I think people shopping for food under these circumstances have every right to be concerned, and these stores need to be specific in their enforcement of rules that separate patients from customers.  That said, these clinics are designed to make health care more accessible, and especially now, that;'s what we need.  I look forward to the moment when these clinics all are able to offer coronavirus testing to anyone who wants it.

•  The New York Times reports on how "fans are fuming about being unable to get refunds for concerts that have been postponed, often with no rescheduled dates in sight. As they see it, ticketing outlets are being greedy at a time of crisis, holding billions of dollars in consumers’ cash that people now need for essentials."

A variety of lawsuits have been filed against the likes of Ticketmaster and StubHub, which fans believe have "switched their refund policies mid-crisis to avoid repaying consumers. Fans have drawn attention to the fact that Ticketmaster recently adjusted the language on its website. Whereas a few weeks ago, it said that people can get refunds 'if your event is postponed, rescheduled or canceled,' now it only lists cancellation as a basis for getting your money back, though it suggests there may be other circumstances in which refunds might be considered."

Both organizations have said the sheer volume of cancellations and postponements, and the vast network of people and companies involved in putting them together, has made it impossible for them to just issue refunds upon request.

The Times writes, "Even in the best of times, ticketing vendors are a common target for customer complaints. But the noise has started to bubble up to advocacy groups and attorneys general, posing a potential public-relations crisis for the ticketing industry."

Yes, I think it is fair to say that Attorneys General from a number of states (my bet is that New York, Massachusetts and California will be at the front of the line) will be getting involved, suggesting to the ticketing companies that they actually don't have  a lot of legal options here.

The blithe dismissal of consumer interests by these companies is appalling.  The problem if that if you want to buy tickets to most events, you have to go through one of them, which gives them an unfortunate level of power.  But in the end, you'd better look out for your customers or you'll find yourself treading a treacherous path.

•  The New York theater season remains on hold for the foreseeable future, as the Broadway League has announced that its members would keep their theaters closed at least until June 7, with the conventional wisdom being that they probably won't reopen until July 4 at the earliest.  It also is possible that the theater season may not resume until Labor Day.

The New York Times writes that "Broadway is not only an important center for the art form, but is also big business: The industry drew 14.8 million patrons last season and grossed $1.8 billion.

"The entire industry — like so many others — is on pause, at the cost of thousands of jobs and millions of dollars.

"Spring and summer programming has already been canceled in other sectors of the performing arts world — all five Edinburgh festivals, the Oregon Shakespeare Festival, the Jacob’s Pillow dance festival, and New York nonprofits including Lincoln Center Theater and the Roundabout Theater Company.
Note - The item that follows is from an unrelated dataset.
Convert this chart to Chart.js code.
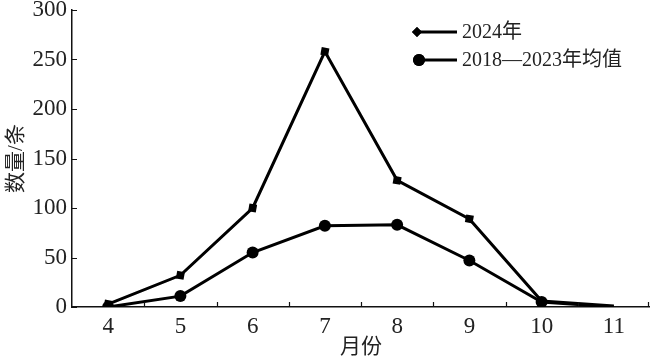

In Britain, London’s West End theaters have canceled all performances through May 31, and in Canada, Toronto’s Mirvish Theaters have closed until June 30 'at the very earliest'."

•  Songwriter-winger Randy Newman ("Short People," "You've Got A Friend In Me," and about a million other songs and movie scores), brings his sardonic wit to a new song that he wrote at the request of a Southern California radio station about the pandemic.

The title:  "Stay Away."    And go figure, it is a kind of love story.